In vielen Tätigkeitsbereichen sind die Arbeitszeiten der Beschäftigten nicht zwangsläufig durchgehend „aktive Leistungsphasen“. Oftmals sind Beschäftigte verpflichtet, sich in einem bestimmten Zeitraum für die Erbringung ihrer Arbeit bereitzuhalten. Im deutschen Arbeitsrecht sind neben Zeiten der aktiven Tätigkeit der Bereitschaftsdienst und die Rufbereitschaft geläufig und anerkannt. Das Europarecht kennt diese Differenzierung hingegen in dieser Art nicht.

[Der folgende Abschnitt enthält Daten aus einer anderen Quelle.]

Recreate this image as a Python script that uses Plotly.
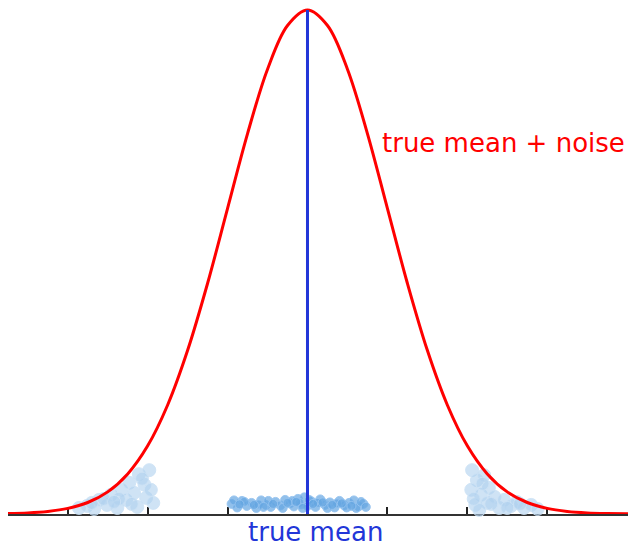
import plotly.graph_objects as go

# Bell curve (normalised to peak 1), read at x = -3.75 .. 4.25 step 0.25 (units of sigma)
curve_x = [-3.75, -3.5, -3.25, -3.0, -2.75, -2.5, -2.25, -2.0, -1.75, -1.5, -1.25, -1.0,
           -0.75, -0.5, -0.25, 0.0, 0.25, 0.5, 0.75, 1.0, 1.25, 1.5, 1.75, 2.0,
           2.25, 2.5, 2.75, 3.0, 3.25, 3.5, 3.75, 4.0, 4.25]
curve_y = [0.0009, 0.0022, 0.0051, 0.0111, 0.0228, 0.0439, 0.0796, 0.1353, 0.2163, 0.3247,
           0.4578, 0.6065, 0.7548, 0.8825, 0.9692, 1.0, 0.9692, 0.8825, 0.7548, 0.6065,
           0.4578, 0.3247, 0.2163, 0.1353, 0.0796, 0.0439, 0.0228, 0.0111, 0.0051, 0.0022,
           0.0009, 0.0003, 0.0001]

true_mean = 0.0

# Samples near the true mean
mid_x = [-0.95, -0.88, -0.82, -0.76, -0.70, -0.64, -0.58, -0.52, -0.46, -0.40, -0.34, -0.28,
         -0.22, -0.17, -0.12, -0.08, -0.04, 0.0, 0.05, 0.10, 0.16, 0.22, 0.28, 0.34, 0.40,
         0.46, 0.52, 0.58, 0.64, 0.70, -0.92, -0.79, -0.61, -0.49, -0.31, -0.19, -0.10,
         0.02, 0.13, 0.25, 0.37, 0.49, 0.61, -0.85, -0.67, -0.55, -0.43, -0.25, -0.14,
         -0.06, 0.07, 0.19, 0.31, 0.43, 0.55, 0.67, 0.73]
mid_y = [0.020, 0.013, 0.026, 0.016, 0.022, 0.012, 0.027, 0.018, 0.014, 0.024, 0.017, 0.028,
         0.021, 0.015, 0.030, 0.019, 0.033, 0.016, 0.025, 0.014, 0.029, 0.018, 0.023, 0.013,
         0.026, 0.017, 0.022, 0.027, 0.015, 0.020, 0.027, 0.024, 0.019, 0.026, 0.012,
         0.026, 0.022, 0.028, 0.022, 0.012, 0.021, 0.013, 0.012, 0.019, 0.018, 0.014,
         0.020, 0.022, 0.024, 0.012, 0.020, 0.023, 0.018, 0.021, 0.016, 0.024, 0.014]

# Samples in the left tail
left_x = [-2.86, -2.76, -2.67, -2.61, -2.51, -2.46, -2.38, -2.33, -2.27, -2.23, -2.17, -2.13,
          -2.11, -2.04, -2.02, -1.98, -1.96, -1.93, -2.36, -2.70, -2.55, -2.42, -2.07, -2.20]
left_y = [0.012, 0.016, 0.010, 0.028, 0.018, 0.038, 0.012, 0.048, 0.028, 0.062, 0.042, 0.014,
          0.079, 0.058, 0.032, 0.087, 0.048, 0.022, 0.030, 0.022, 0.030, 0.024, 0.070, 0.020]

# Samples in the right tail
right_x = [2.06, 2.12, 2.05, 2.21, 2.17, 2.10, 2.27, 2.25, 2.34, 2.40, 2.46, 2.55, 2.62,
           2.71, 2.80, 2.88, 2.15, 2.08, 2.19, 2.30, 2.50, 2.66]
right_y = [0.087, 0.067, 0.048, 0.077, 0.038, 0.018, 0.052, 0.022, 0.034, 0.012, 0.028,
           0.016, 0.024, 0.012, 0.018, 0.010, 0.008, 0.030, 0.060, 0.020, 0.012, 0.020]

tick_vals = [-3, -2, -1, 0, 1, 2, 3]

FONT = "DejaVu Sans"
RED = "#ff0000"
BLUE = "#2236d8"

fig = go.Figure()

tail_marker = dict(size=13, color="rgba(175,208,238,0.6)", symbol="circle",
                   line=dict(width=1, color="rgba(205,226,245,0.9)"))
fig.add_trace(go.Scatter(x=left_x, y=left_y, mode="markers", marker=tail_marker,
                         hoverinfo="skip", cliponaxis=False))
fig.add_trace(go.Scatter(x=right_x, y=right_y, mode="markers", marker=tail_marker,
                         hoverinfo="skip", cliponaxis=False))
fig.add_trace(go.Scatter(x=mid_x, y=mid_y, mode="markers",
                         marker=dict(size=9, color="rgba(100,165,225,0.7)", symbol="circle",
                                     line=dict(width=1, color="rgba(150,195,240,0.9)")),
                         hoverinfo="skip", cliponaxis=False))

fig.add_trace(go.Scatter(x=curve_x, y=curve_y, mode="lines",
                         line=dict(color=RED, width=3, shape="spline"),
                         hoverinfo="skip", cliponaxis=False))

fig.add_trace(go.Scatter(x=[true_mean, true_mean], y=[0, 1.0], mode="lines",
                         line=dict(color=BLUE, width=3),
                         hoverinfo="skip", cliponaxis=False))

fig.add_annotation(x=2.447, y=0.736, xref="x", yref="y", text="true mean + noise",
                   showarrow=False, font=dict(family=FONT, size=26, color=RED),
                   xanchor="center", yanchor="middle")
fig.add_annotation(x=0.10, y=-0.035, xref="x", yref="paper", text="true mean",
                   showarrow=False, font=dict(family=FONT, size=26, color=BLUE),
                   xanchor="center", yanchor="middle")

fig.update_layout(
    width=628, height=544,
    margin=dict(l=8, r=0, t=0, b=30),
    paper_bgcolor="white", plot_bgcolor="white",
    showlegend=False,
    xaxis=dict(range=[-3.748, 4.011], showgrid=False, zeroline=False,
               showline=True, linecolor="#333333", linewidth=2,
               tickvals=tick_vals, ticks="inside", ticklen=7, tickwidth=1.5,
               tickcolor="#222222", showticklabels=False, layer="below traces",
               fixedrange=True),
    yaxis=dict(range=[0, 1.0198], visible=False, fixedrange=True),
)

fig.write_html(
    "out.html",
    config={"displayModeBar": False},
    post_script="document.body.style.margin='0';document.body.style.overflow='hidden';",
)
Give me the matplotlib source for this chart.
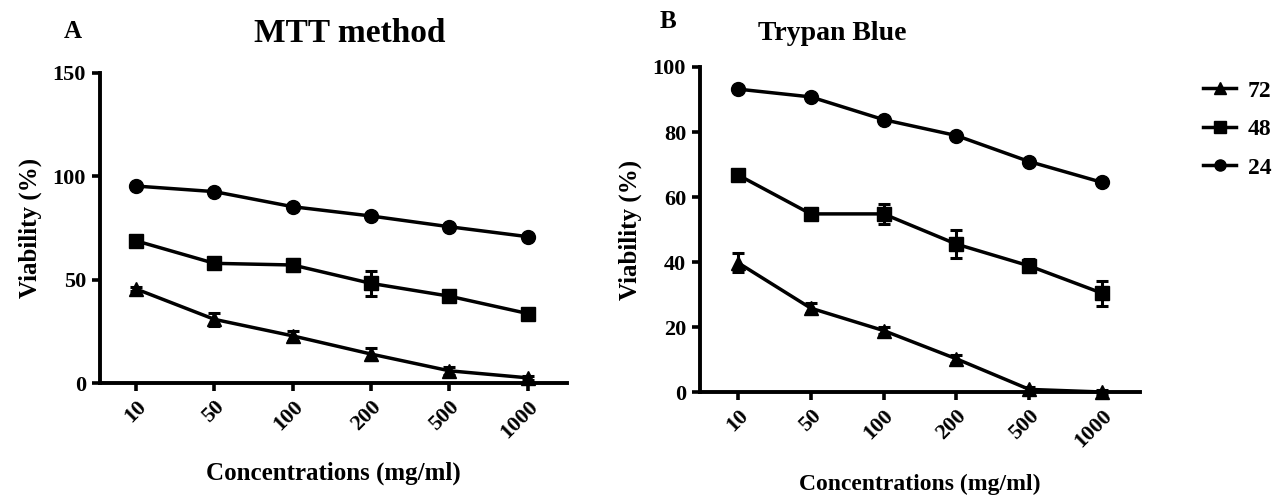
import matplotlib
matplotlib.use("Agg")
import matplotlib.pyplot as plt
from matplotlib.lines import Line2D

plt.rcParams['font.family'] = ['Liberation Serif', 'DejaVu Serif']
plt.rcParams['font.weight'] = 'bold'

concentrations = ["10", "50", "100", "200", "500", "1000"]
series_labels = ["72", "48", "24"]

# MTT method (panel A)
mtt_24 = [95.3, 92.6, 85.3, 80.8, 75.6, 70.8]
mtt_48 = [68.8, 57.9, 57.1, 48.2, 42.0, 33.6]
mtt_72 = [45.5, 30.8, 22.8, 14.0, 5.9, 2.5]
mtt_24_err = [0.8, 0.8, 0.8, 0.8, 0.8, 0.8]
mtt_48_err = [1.0, 1.2, 3.0, 6.0, 2.0, 1.5]
mtt_72_err = [1.0, 3.0, 2.5, 3.0, 2.0, 1.0]

# Trypan Blue (panel B)
tb_24 = [93.2, 90.8, 83.8, 78.9, 70.9, 64.5]
tb_48 = [66.8, 54.8, 54.8, 45.5, 38.8, 30.4]
tb_72 = [39.8, 25.8, 18.9, 10.2, 0.8, 0.0]
tb_24_err = [0.6, 0.6, 0.6, 0.6, 0.6, 0.6]
tb_48_err = [1.0, 1.2, 3.0, 4.2, 2.0, 3.8]
tb_72_err = [3.0, 1.5, 1.2, 1.2, 0.8, 0.5]

fig = plt.figure(figsize=(12.8, 4.98), dpi=100)
axA = fig.add_axes([100/1280, 1-383/498, 467/1280, 310/498])
axB = fig.add_axes([700/1280, 1-392/498, 440/1280, 325/498])

x = list(range(len(concentrations)))
markers = {"72": "^", "48": "s", "24": "o"}

def draw(ax, data, errs, ylim, yticks, xlim):
    for lab in series_labels:
        ax.errorbar(x, data[lab], yerr=errs[lab], color='black', marker=markers[lab],
                    markersize=10, linewidth=2.5, elinewidth=2.2, capsize=4, capthick=2.2,
                    clip_on=False, zorder=3)
    ax.set_xlim(*xlim)
    ax.set_ylim(*ylim)
    ax.set_yticks(yticks)
    ax.set_xticks(x)
    ax.set_xticklabels(concentrations, rotation=45, ha='right', rotation_mode='anchor',
                       fontsize=16, fontweight='bold')
    for t in ax.get_yticklabels():
        t.set_fontsize(16)
        t.set_fontweight('bold')
    for s in ['top', 'right']:
        ax.spines[s].set_visible(False)
    for s in ['left', 'bottom']:
        ax.spines[s].set_linewidth(2.8)
    ax.tick_params(axis='both', width=2.6, length=6, direction='out', pad=4)

draw(axA, {"72": mtt_72, "48": mtt_48, "24": mtt_24},
     {"72": mtt_72_err, "48": mtt_48_err, "24": mtt_24_err},
     (0, 150), [0, 50, 100, 150], (-0.46, 5.5))
draw(axB, {"72": tb_72, "48": tb_48, "24": tb_24},
     {"72": tb_72_err, "48": tb_48_err, "24": tb_24_err},
     (0, 100), [0, 20, 40, 60, 80, 100], (-0.52, 5.52))

axA.set_ylabel("Viability (%)", fontsize=18, fontweight='bold', labelpad=8)
axA.set_xlabel("Concentrations (mg/ml)", fontsize=18, fontweight='bold', labelpad=14)
axB.set_ylabel("Viability (%)", fontsize=18, fontweight='bold', labelpad=8)
axB.set_xlabel("Concentrations (mg/ml)", fontsize=17, fontweight='bold', labelpad=16)

fig.text(350/1280, 1-33/498, "MTT method", fontsize=24, fontweight='bold', ha='center', va='center')
fig.text(73/1280, 1-32/498, "A", fontsize=18, fontweight='bold', ha='center', va='center')
fig.text(832/1280, 1-33/498, "Trypan Blue", fontsize=20, fontweight='bold', ha='center', va='center')
fig.text(668/1280, 1-22/498, "B", fontsize=18, fontweight='bold', ha='center', va='center')

handles = [Line2D([0], [0], color='black', marker=markers[l], markersize=8, linewidth=2.5)
           for l in series_labels]
fig.legend(handles, series_labels, loc='upper left', bbox_to_anchor=(1203/1280, 1-80/498),
           frameon=False, handlelength=1.4, handletextpad=0.5, labelspacing=0.72,
           borderpad=0, borderaxespad=0,
           prop={'weight': 'bold', 'size': 17})

fig.savefig("out.png", dpi=100)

Die Arbeitszeitrichtlinie unterscheidet vielmehr nach „Arbeitszeit“ und „Ruhezeit“. Wann aber sind Zeiten der Rufbereitschaft als Arbeitszeit im Sinne der Richtlinie zu qualifizieren? Hierzu hat der EuGH nunmehr in zwei Vorabentscheidungsverfahren (C-344/19; C-580/19) vom 09.03.2021 Stellung
In der Sache ging es in den Vorabentscheidungsverfahren zum einen um einen Feuerwehrbeamten aus Offenbach am Main, der innerhalb von 20 Minuten in Einsatzkleidung mit einem vom Arbeitgeber bereitgestellten Einsatzfahrzeug in der Lage sein musste, die Stadtgrenzen seiner Dienststelle zu erreichen. Das Parallelverfahren betraf einen Techniker aus Slowenien, der in bestimmten Zeiten telefonisch erreichbar und sich bei Bedarf innerhalb einer Stunde am Arbeitsplatz einfinden musste. Beide Beschäftigten vertraten die Ansicht, dass ihre Rufbereitschaftszeiten mit den damit einhergehenden Einschränkungen vollumfänglich als Arbeitszeit anzuerkennen seien.

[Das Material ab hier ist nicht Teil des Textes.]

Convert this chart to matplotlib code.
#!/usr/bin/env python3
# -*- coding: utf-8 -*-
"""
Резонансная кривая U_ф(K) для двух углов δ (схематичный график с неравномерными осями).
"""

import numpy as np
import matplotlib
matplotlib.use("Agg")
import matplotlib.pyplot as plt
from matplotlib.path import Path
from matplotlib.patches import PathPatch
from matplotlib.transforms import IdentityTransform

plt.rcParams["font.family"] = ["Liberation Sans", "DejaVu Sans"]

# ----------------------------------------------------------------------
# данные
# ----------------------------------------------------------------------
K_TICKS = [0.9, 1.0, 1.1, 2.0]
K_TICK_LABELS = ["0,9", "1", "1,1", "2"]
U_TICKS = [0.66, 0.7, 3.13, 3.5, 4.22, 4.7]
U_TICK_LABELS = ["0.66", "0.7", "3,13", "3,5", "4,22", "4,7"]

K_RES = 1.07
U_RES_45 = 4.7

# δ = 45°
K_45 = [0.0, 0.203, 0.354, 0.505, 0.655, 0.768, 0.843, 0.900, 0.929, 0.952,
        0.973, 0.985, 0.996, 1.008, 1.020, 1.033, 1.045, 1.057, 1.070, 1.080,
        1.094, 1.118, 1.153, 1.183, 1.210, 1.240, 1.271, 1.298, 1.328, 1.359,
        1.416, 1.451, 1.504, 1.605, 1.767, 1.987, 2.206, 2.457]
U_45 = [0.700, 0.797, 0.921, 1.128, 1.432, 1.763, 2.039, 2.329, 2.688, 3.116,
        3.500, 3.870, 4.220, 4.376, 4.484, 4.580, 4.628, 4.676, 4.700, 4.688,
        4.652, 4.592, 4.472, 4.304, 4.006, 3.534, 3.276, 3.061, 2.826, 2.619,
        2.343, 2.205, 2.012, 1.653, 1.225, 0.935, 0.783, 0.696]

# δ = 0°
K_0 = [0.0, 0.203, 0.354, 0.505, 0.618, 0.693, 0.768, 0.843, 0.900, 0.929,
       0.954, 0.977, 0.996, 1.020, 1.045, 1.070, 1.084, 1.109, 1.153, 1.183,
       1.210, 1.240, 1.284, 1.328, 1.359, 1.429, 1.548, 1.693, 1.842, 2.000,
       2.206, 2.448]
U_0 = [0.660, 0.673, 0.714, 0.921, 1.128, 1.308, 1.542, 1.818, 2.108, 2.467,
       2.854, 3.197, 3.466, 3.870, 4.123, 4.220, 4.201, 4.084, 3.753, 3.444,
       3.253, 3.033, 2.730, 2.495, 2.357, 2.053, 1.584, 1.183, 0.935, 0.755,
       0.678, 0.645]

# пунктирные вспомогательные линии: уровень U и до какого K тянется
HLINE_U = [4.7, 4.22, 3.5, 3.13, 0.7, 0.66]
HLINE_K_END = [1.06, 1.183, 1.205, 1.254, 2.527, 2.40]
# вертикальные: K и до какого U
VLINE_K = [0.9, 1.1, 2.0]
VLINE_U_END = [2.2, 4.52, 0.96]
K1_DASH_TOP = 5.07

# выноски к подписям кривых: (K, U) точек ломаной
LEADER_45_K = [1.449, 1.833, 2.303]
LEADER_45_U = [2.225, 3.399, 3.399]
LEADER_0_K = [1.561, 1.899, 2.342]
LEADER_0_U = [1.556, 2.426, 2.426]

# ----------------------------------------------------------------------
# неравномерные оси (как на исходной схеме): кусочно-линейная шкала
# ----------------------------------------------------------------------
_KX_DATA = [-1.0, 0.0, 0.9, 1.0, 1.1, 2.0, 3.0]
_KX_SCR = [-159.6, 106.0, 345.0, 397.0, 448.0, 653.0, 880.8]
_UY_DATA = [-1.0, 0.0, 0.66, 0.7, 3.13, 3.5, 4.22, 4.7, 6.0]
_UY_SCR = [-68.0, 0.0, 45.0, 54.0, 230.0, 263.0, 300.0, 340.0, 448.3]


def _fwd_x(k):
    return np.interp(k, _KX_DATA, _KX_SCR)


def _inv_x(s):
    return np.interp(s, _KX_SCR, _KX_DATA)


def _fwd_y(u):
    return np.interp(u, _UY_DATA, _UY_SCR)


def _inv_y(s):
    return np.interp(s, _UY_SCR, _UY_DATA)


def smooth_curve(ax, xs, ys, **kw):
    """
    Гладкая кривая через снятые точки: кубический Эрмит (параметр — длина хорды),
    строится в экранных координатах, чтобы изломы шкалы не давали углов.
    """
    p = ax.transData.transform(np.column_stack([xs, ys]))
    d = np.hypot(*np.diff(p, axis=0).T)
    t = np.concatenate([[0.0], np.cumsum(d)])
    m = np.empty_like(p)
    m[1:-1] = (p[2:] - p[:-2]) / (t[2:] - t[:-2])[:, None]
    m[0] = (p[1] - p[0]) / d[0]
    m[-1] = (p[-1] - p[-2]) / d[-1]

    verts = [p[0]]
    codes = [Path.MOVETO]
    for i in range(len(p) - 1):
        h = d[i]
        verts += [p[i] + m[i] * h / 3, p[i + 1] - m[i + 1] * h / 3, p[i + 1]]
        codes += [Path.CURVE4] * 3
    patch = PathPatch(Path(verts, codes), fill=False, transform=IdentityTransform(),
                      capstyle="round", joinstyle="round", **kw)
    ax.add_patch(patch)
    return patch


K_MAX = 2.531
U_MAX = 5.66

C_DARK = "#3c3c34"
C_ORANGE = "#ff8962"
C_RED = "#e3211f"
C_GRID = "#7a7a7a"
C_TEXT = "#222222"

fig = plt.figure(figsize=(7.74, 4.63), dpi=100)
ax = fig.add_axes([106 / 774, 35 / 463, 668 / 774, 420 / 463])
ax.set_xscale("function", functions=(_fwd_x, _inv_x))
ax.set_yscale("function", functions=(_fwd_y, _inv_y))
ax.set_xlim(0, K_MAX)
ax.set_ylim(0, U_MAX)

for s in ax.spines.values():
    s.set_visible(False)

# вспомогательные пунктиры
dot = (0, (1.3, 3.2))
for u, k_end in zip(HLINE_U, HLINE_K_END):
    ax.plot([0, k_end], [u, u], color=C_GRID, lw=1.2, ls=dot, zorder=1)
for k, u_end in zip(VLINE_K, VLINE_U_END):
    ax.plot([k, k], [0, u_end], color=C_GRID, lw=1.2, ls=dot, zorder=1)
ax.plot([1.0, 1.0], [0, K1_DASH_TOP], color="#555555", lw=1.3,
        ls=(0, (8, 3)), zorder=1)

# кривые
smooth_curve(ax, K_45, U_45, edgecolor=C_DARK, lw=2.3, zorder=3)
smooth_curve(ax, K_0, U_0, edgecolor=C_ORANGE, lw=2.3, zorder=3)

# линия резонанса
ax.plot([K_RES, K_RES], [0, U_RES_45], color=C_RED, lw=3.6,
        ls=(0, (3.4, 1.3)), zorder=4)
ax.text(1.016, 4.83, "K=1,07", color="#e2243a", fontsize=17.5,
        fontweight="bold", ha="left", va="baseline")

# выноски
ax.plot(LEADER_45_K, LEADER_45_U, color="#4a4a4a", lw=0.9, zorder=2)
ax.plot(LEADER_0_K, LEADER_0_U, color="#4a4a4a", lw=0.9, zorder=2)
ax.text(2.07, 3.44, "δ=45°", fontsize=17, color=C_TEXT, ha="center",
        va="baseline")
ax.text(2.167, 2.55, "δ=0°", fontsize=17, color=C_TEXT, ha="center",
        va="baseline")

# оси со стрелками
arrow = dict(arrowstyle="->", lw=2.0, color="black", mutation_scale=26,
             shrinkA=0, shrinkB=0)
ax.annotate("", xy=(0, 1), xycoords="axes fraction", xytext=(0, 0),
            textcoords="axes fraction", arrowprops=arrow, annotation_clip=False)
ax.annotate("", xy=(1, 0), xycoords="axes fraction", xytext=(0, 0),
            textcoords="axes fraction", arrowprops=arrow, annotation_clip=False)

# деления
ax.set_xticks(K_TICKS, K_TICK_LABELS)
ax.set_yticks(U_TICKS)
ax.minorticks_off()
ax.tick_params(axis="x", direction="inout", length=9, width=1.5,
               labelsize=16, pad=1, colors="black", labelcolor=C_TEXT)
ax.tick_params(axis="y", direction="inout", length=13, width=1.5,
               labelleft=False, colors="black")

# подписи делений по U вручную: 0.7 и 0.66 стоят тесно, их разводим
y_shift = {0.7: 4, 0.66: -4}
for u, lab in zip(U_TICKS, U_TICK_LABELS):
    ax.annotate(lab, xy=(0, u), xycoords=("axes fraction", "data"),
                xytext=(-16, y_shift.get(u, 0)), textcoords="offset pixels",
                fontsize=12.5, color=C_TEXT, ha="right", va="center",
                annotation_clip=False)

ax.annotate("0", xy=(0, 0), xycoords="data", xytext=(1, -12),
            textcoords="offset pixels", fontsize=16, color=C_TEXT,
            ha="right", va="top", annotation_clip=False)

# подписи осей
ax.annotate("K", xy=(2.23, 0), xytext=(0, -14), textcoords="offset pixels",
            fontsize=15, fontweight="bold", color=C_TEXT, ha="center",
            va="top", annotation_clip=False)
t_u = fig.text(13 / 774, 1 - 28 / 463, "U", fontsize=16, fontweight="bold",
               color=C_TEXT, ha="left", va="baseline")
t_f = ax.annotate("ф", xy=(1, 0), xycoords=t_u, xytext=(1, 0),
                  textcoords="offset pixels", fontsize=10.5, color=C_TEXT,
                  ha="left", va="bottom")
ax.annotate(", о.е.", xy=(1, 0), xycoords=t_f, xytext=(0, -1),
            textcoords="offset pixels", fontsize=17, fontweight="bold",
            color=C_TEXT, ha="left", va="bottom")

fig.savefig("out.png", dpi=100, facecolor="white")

Der Gerichtshof stellte diesbezüglich eingangs fest, dass Zeiten des Bereithaltens nach den Vorgaben der Arbeitszeitrichtlinie (RL 2003/88) entweder als „Arbeitszeit“ oder „Ruhezeit“ einzustufen seien, wobei nur eines der beiden zu einem bestimmten Zeitpunkt vorliegen könne. Eine Zwischenkategorie gäbe es hingegen nicht. Dies vorangestellt fallen nach Ansicht des EuGH unter den Begriff „Arbeitszeit“ im Sinne der RL 2003/88 sämtliche Bereitschaftszeiten einschließlich Rufbereitschaften, während derer dem Arbeitnehmer Einschränkungen von solcher Art auferlegt werden, dass sie seine Möglichkeit, während der Bereitschaftszeiten die Zeit, in der seine beruflichen Leistungen nicht in Anspruch genommen werden, frei zu gestalten und sie seinen eigenen Interessen zu widmen, objektiv gesehen ganz erheblich beeinträchtigen. Spiegelbildlich stelle, wenn die dem Arbeitnehmer während einer bestimmten Bereitschaftszeit auferlegten Einschränkungen keinen solchen Intensitätsgrad erreichen und es ihm erlauben, über seine Zeit zu verfügen und sich ohne größere Einschränkungen seinen eigenen Interessen zu widmen, nur die Zeit, die auf die gegebenenfalls während eines solchen Zeitraums tatsächlich erbrachte Arbeitsleistung entfällt, „Arbeitszeit“ für die Zwecke der Anwendung der Richtlinie dar.
Ob hieran bemessen Rufbereitschaft als „Arbeitszeit“ gelte, müsse unter Berücksichtigung aller relevanten Umstände im Einzelfall im Wege einer Gesamtwürdigung von den nationalen Gerichten festgestellt werden. Faustformelartig lässt sich festhalten, dass die Annahme einer Rufbereitschaft als Arbeitszeit nahe liegt, je kürzer die (Rückkehr-)Frist bemessen ist und je häufiger der Arbeitnehmer durchschnittlich während der Bereitschaftszeit – für eine nicht unerhebliche Dauer – seine Tätigkeit aufnehmen muss. Eine Konkretisierung der Vorgaben des EuGH durch die nationalen Arbeitsgerichte wird noch abzuwarten sein.
Wenn auch nur zum Zwecke der Klarstellung betonte das Gericht flankierend, dass die Vorabentscheidungen allein die arbeitszeitrechtliche Komponente der Rufbereitschaft betreffen. Die Vergütungsfrage bei „inaktiven Leistungsphasen“ ist von der Entscheidung nicht betroffen, sodass es diesbezüglich bei der bisherigen Rechtsprechung des BAG (vorerst) bleibt. Dass die Entscheidung auch mit Blick auf die Vergütung von Rufbereitschaft zu neuen Impulsen in der Rechtsprechung führen kann, liegt freilich auf der Hand.